### Data lines

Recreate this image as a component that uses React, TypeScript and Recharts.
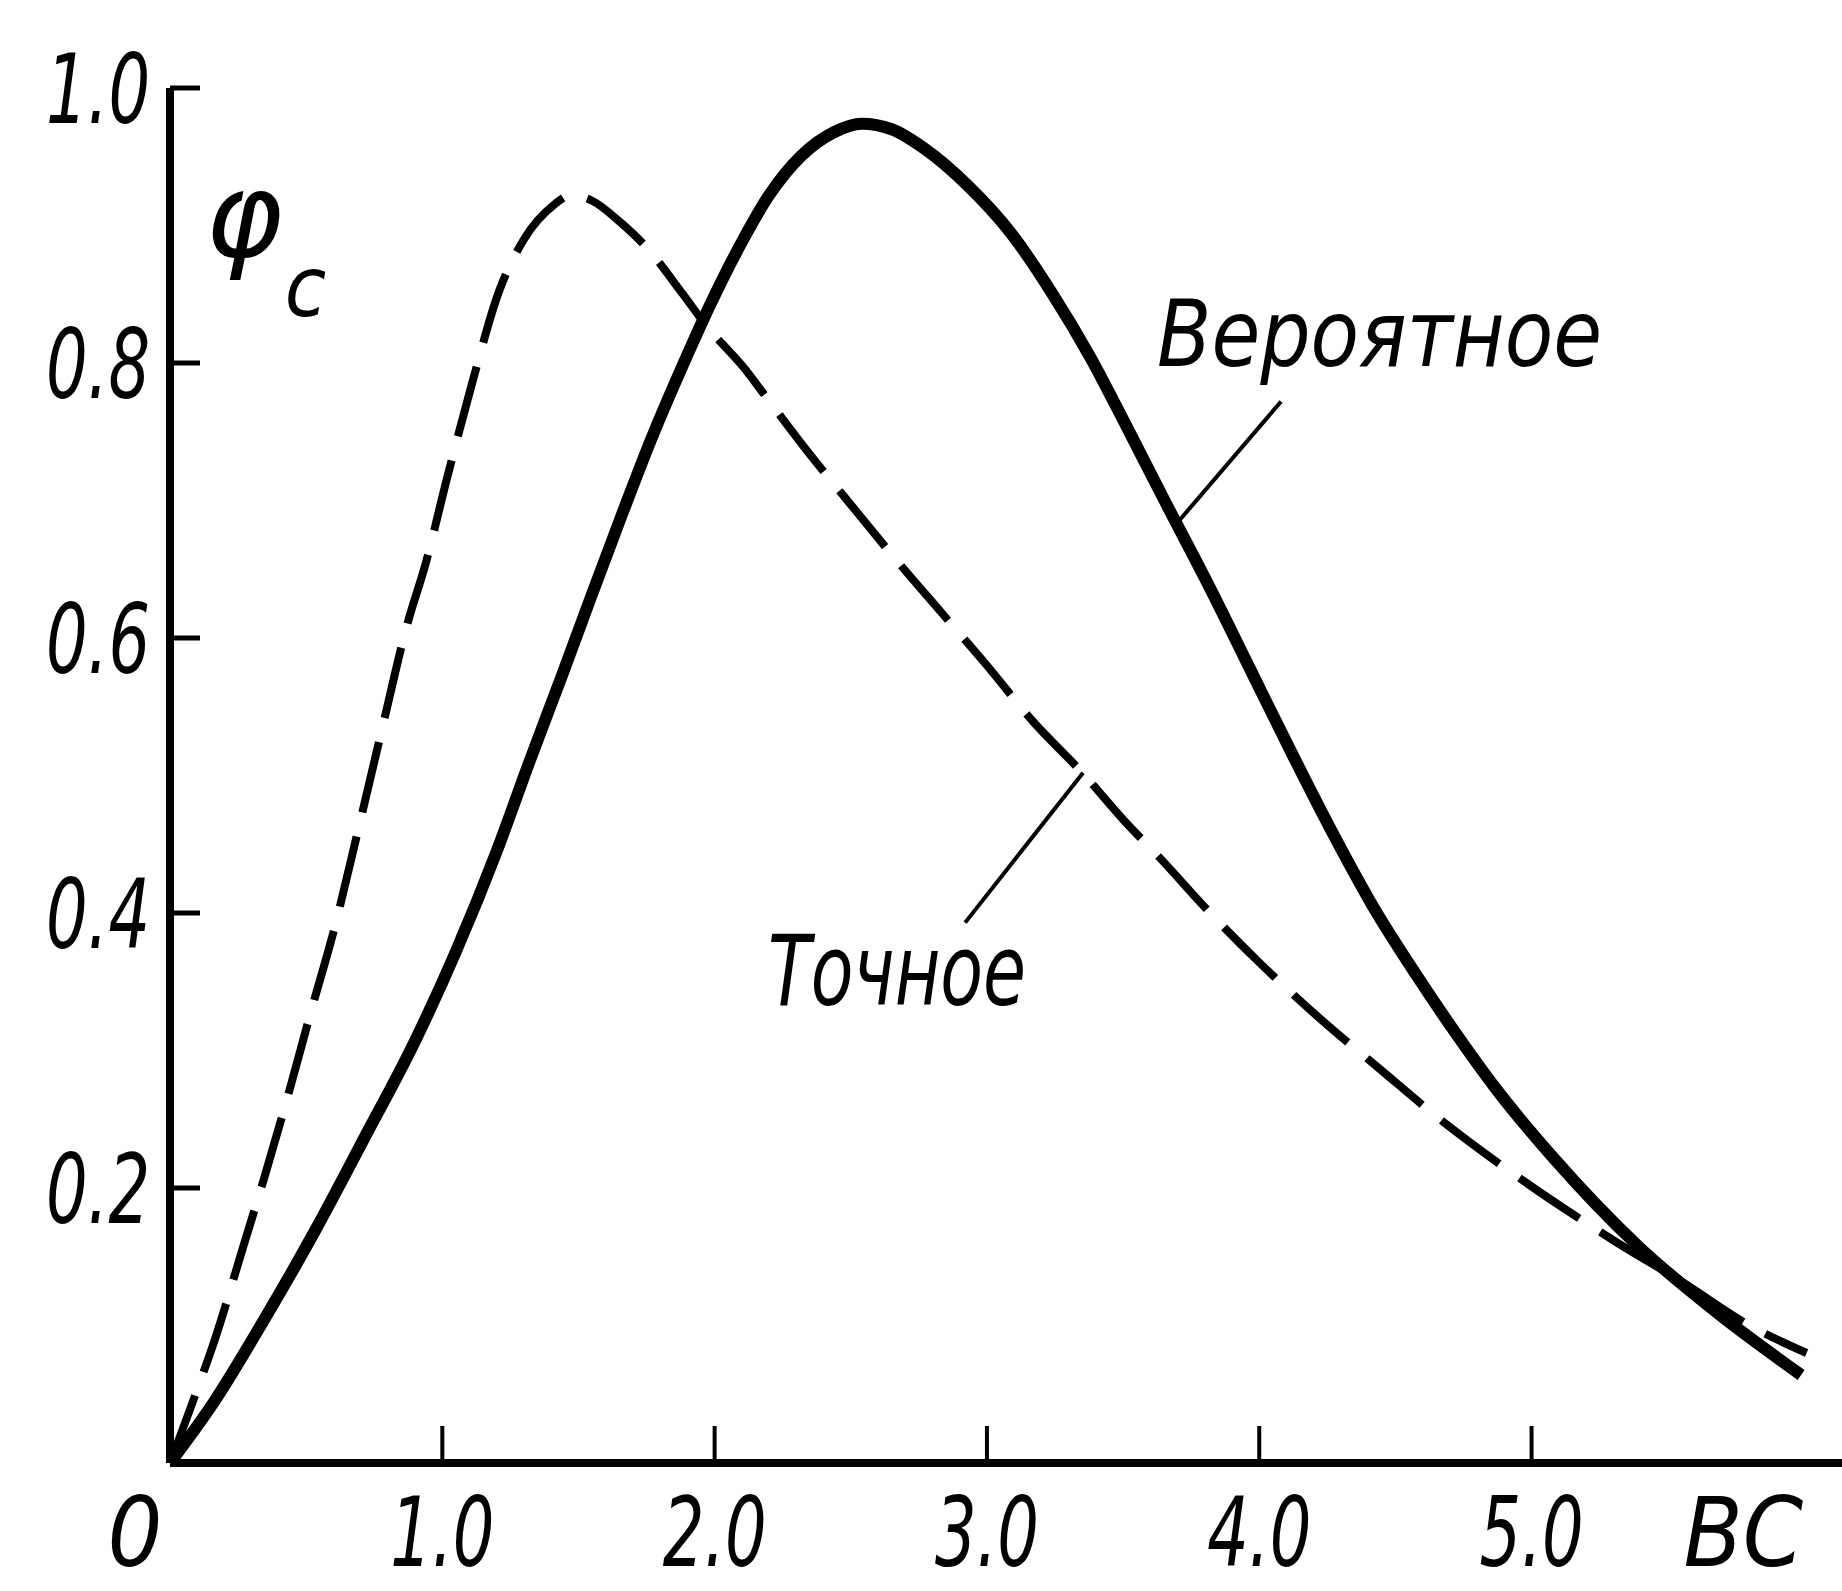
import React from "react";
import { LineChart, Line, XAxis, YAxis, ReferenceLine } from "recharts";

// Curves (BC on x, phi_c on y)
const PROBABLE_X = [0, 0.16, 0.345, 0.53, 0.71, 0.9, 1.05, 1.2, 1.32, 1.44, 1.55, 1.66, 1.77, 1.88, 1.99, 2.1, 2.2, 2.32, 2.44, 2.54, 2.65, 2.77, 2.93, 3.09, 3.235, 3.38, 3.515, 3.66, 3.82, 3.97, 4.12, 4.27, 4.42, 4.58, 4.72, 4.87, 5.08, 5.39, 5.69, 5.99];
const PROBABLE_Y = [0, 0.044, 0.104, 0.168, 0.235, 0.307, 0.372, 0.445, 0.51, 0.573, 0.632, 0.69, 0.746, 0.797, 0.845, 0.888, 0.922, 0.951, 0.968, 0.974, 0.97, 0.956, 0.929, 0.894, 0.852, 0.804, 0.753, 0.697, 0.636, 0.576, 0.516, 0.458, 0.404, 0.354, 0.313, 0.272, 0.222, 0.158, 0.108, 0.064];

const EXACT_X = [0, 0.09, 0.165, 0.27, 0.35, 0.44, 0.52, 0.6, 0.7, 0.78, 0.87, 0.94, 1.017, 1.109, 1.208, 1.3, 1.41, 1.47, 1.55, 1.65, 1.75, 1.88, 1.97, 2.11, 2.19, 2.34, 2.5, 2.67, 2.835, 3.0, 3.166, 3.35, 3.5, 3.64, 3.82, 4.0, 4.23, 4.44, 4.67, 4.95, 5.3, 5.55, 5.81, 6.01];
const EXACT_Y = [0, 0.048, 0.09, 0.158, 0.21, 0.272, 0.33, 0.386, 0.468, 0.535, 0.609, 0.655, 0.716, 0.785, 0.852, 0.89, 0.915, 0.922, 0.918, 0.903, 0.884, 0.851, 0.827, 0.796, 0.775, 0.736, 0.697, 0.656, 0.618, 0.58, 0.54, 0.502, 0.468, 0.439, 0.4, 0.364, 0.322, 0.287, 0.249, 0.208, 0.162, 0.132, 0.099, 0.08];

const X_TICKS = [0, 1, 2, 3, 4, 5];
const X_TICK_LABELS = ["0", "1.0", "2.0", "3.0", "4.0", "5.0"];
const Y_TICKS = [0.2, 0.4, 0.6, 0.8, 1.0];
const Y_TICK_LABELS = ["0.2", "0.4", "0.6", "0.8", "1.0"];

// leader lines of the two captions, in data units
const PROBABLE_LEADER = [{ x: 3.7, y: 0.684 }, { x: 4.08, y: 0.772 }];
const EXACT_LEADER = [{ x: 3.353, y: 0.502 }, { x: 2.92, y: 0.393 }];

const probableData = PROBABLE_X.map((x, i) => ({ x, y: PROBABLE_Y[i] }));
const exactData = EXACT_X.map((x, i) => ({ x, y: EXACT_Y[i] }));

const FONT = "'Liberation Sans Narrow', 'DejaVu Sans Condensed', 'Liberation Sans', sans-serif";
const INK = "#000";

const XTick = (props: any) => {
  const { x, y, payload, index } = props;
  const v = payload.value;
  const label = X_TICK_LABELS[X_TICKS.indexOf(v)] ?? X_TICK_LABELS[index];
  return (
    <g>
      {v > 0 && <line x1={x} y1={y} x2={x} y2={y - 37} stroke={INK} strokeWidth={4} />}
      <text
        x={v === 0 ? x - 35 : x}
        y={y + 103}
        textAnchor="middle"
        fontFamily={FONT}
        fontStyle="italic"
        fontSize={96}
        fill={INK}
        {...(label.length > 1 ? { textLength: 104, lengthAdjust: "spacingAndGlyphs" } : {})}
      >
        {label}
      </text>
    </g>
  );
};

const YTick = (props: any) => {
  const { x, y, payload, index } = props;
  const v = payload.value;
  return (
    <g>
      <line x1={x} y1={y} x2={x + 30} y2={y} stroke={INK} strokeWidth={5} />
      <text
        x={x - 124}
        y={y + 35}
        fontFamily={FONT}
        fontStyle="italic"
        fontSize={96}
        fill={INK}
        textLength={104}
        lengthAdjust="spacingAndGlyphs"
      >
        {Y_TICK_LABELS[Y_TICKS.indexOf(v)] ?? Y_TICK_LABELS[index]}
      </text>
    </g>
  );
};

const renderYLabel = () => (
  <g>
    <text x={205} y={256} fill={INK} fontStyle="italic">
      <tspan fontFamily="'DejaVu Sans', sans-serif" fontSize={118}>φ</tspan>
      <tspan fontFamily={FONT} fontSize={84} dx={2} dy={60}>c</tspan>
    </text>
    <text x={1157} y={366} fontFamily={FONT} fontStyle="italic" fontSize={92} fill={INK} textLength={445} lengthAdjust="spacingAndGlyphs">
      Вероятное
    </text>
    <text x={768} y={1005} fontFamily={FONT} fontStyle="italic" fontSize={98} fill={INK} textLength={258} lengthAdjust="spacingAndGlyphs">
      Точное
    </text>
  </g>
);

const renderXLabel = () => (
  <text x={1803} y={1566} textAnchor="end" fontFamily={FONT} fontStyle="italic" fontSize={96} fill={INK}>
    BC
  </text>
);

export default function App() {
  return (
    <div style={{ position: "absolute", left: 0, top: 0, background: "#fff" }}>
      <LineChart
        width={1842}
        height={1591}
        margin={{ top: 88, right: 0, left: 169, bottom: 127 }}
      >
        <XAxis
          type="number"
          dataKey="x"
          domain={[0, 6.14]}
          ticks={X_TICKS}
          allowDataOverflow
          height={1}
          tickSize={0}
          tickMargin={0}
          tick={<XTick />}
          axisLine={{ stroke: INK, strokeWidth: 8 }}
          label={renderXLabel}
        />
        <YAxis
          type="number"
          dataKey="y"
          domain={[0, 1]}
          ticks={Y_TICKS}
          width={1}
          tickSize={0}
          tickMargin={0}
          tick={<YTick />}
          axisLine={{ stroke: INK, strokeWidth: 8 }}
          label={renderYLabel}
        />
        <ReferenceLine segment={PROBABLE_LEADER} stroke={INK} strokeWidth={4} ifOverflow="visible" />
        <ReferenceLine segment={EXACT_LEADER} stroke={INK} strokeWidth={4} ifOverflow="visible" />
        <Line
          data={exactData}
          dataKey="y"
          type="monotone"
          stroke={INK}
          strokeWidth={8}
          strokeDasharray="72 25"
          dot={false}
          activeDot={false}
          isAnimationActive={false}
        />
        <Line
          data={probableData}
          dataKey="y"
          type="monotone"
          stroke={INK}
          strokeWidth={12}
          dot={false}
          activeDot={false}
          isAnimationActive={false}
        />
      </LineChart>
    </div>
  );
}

### Task
Extract every line of the data exactly; pictures stay out.

### Correct result
Recreate this image as a component that uses React, TypeScript and Recharts.
import React from "react";
import { LineChart, Line, XAxis, YAxis, ReferenceLine } from "recharts";

// Curves (BC on x, phi_c on y)
const PROBABLE_X = [0, 0.16, 0.345, 0.53, 0.71, 0.9, 1.05, 1.2, 1.32, 1.44, 1.55, 1.66, 1.77, 1.88, 1.99, 2.1, 2.2, 2.32, 2.44, 2.54, 2.65, 2.77, 2.93, 3.09, 3.235, 3.38, 3.515, 3.66, 3.82, 3.97, 4.12, 4.27, 4.42, 4.58, 4.72, 4.87, 5.08, 5.39, 5.69, 5.99];
const PROBABLE_Y = [0, 0.044, 0.104, 0.168, 0.235, 0.307, 0.372, 0.445, 0.51, 0.573, 0.632, 0.69, 0.746, 0.797, 0.845, 0.888, 0.922, 0.951, 0.968, 0.974, 0.97, 0.956, 0.929, 0.894, 0.852, 0.804, 0.753, 0.697, 0.636, 0.576, 0.516, 0.458, 0.404, 0.354, 0.313, 0.272, 0.222, 0.158, 0.108, 0.064];

const EXACT_X = [0, 0.09, 0.165, 0.27, 0.35, 0.44, 0.52, 0.6, 0.7, 0.78, 0.87, 0.94, 1.017, 1.109, 1.208, 1.3, 1.41, 1.47, 1.55, 1.65, 1.75, 1.88, 1.97, 2.11, 2.19, 2.34, 2.5, 2.67, 2.835, 3.0, 3.166, 3.35, 3.5, 3.64, 3.82, 4.0, 4.23, 4.44, 4.67, 4.95, 5.3, 5.55, 5.81, 6.01];
const EXACT_Y = [0, 0.048, 0.09, 0.158, 0.21, 0.272, 0.33, 0.386, 0.468, 0.535, 0.609, 0.655, 0.716, 0.785, 0.852, 0.89, 0.915, 0.922, 0.918, 0.903, 0.884, 0.851, 0.827, 0.796, 0.775, 0.736, 0.697, 0.656, 0.618, 0.58, 0.54, 0.502, 0.468, 0.439, 0.4, 0.364, 0.322, 0.287, 0.249, 0.208, 0.162, 0.132, 0.099, 0.08];

const X_TICKS = [0, 1, 2, 3, 4, 5];
const X_TICK_LABELS = ["0", "1.0", "2.0", "3.0", "4.0", "5.0"];
const Y_TICKS = [0.2, 0.4, 0.6, 0.8, 1.0];
const Y_TICK_LABELS = ["0.2", "0.4", "0.6", "0.8", "1.0"];

// leader lines of the two captions, in data units
const PROBABLE_LEADER = [{ x: 3.7, y: 0.684 }, { x: 4.08, y: 0.772 }];
const EXACT_LEADER = [{ x: 3.353, y: 0.502 }, { x: 2.92, y: 0.393 }];

const probableData = PROBABLE_X.map((x, i) => ({ x, y: PROBABLE_Y[i] }));
const exactData = EXACT_X.map((x, i) => ({ x, y: EXACT_Y[i] }));

const FONT = "'Liberation Sans Narrow', 'DejaVu Sans Condensed', 'Liberation Sans', sans-serif";
const INK = "#000";

const XTick = (props: any) => {
  const { x, y, payload, index } = props;
  const v = payload.value;
  const label = X_TICK_LABELS[X_TICKS.indexOf(v)] ?? X_TICK_LABELS[index];
  return (
    <g>
      {v > 0 && <line x1={x} y1={y} x2={x} y2={y - 37} stroke={INK} strokeWidth={4} />}
      <text
        x={v === 0 ? x - 35 : x}
        y={y + 103}
        textAnchor="middle"
        fontFamily={FONT}
        fontStyle="italic"
        fontSize={96}
        fill={INK}
        {...(label.length > 1 ? { textLength: 104, lengthAdjust: "spacingAndGlyphs" } : {})}
      >
        {label}
      </text>
    </g>
  );
};

const YTick = (props: any) => {
  const { x, y, payload, index } = props;
  const v = payload.value;
  return (
    <g>
      <line x1={x} y1={y} x2={x + 30} y2={y} stroke={INK} strokeWidth={5} />
      <text
        x={x - 124}
        y={y + 35}
        fontFamily={FONT}
        fontStyle="italic"
        fontSize={96}
        fill={INK}
        textLength={104}
        lengthAdjust="spacingAndGlyphs"
      >
        {Y_TICK_LABELS[Y_TICKS.indexOf(v)] ?? Y_TICK_LABELS[index]}
      </text>
    </g>
  );
};

const renderYLabel = () => (
  <g>
    <text x={205} y={256} fill={INK} fontStyle="italic">
      <tspan fontFamily="'DejaVu Sans', sans-serif" fontSize={118}>φ</tspan>
      <tspan fontFamily={FONT} fontSize={84} dx={2} dy={60}>c</tspan>
    </text>
    <text x={1157} y={366} fontFamily={FONT} fontStyle="italic" fontSize={92} fill={INK} textLength={445} lengthAdjust="spacingAndGlyphs">
      Вероятное
    </text>
    <text x={768} y={1005} fontFamily={FONT} fontStyle="italic" fontSize={98} fill={INK} textLength={258} lengthAdjust="spacingAndGlyphs">
      Точное
    </text>
  </g>
);

const renderXLabel = () => (
  <text x={1803} y={1566} textAnchor="end" fontFamily={FONT} fontStyle="italic" fontSize={96} fill={INK}>
    BC
  </text>
);

export default function App() {
  return (
    <div style={{ position: "absolute", left: 0, top: 0, background: "#fff" }}>
      <LineChart
        width={1842}
        height={1591}
        margin={{ top: 88, right: 0, left: 169, bottom: 127 }}
      >
        <XAxis
          type="number"
          dataKey="x"
          domain={[0, 6.14]}
          ticks={X_TICKS}
          allowDataOverflow
          height={1}
          tickSize={0}
          tickMargin={0}
          tick={<XTick />}
          axisLine={{ stroke: INK, strokeWidth: 8 }}
          label={renderXLabel}
        />
        <YAxis
          type="number"
          dataKey="y"
          domain={[0, 1]}
          ticks={Y_TICKS}
          width={1}
          tickSize={0}
          tickMargin={0}
          tick={<YTick />}
          axisLine={{ stroke: INK, strokeWidth: 8 }}
          label={renderYLabel}
        />
        <ReferenceLine segment={PROBABLE_LEADER} stroke={INK} strokeWidth={4} ifOverflow="visible" />
        <ReferenceLine segment={EXACT_LEADER} stroke={INK} strokeWidth={4} ifOverflow="visible" />
        <Line
          data={exactData}
          dataKey="y"
          type="monotone"
          stroke={INK}
          strokeWidth={8}
          strokeDasharray="72 25"
          dot={false}
          activeDot={false}
          isAnimationActive={false}
        />
        <Line
          data={probableData}
          dataKey="y"
          type="monotone"
          stroke={INK}
          strokeWidth={12}
          dot={false}
          activeDot={false}
          isAnimationActive={false}
        />
      </LineChart>
    </div>
  );
}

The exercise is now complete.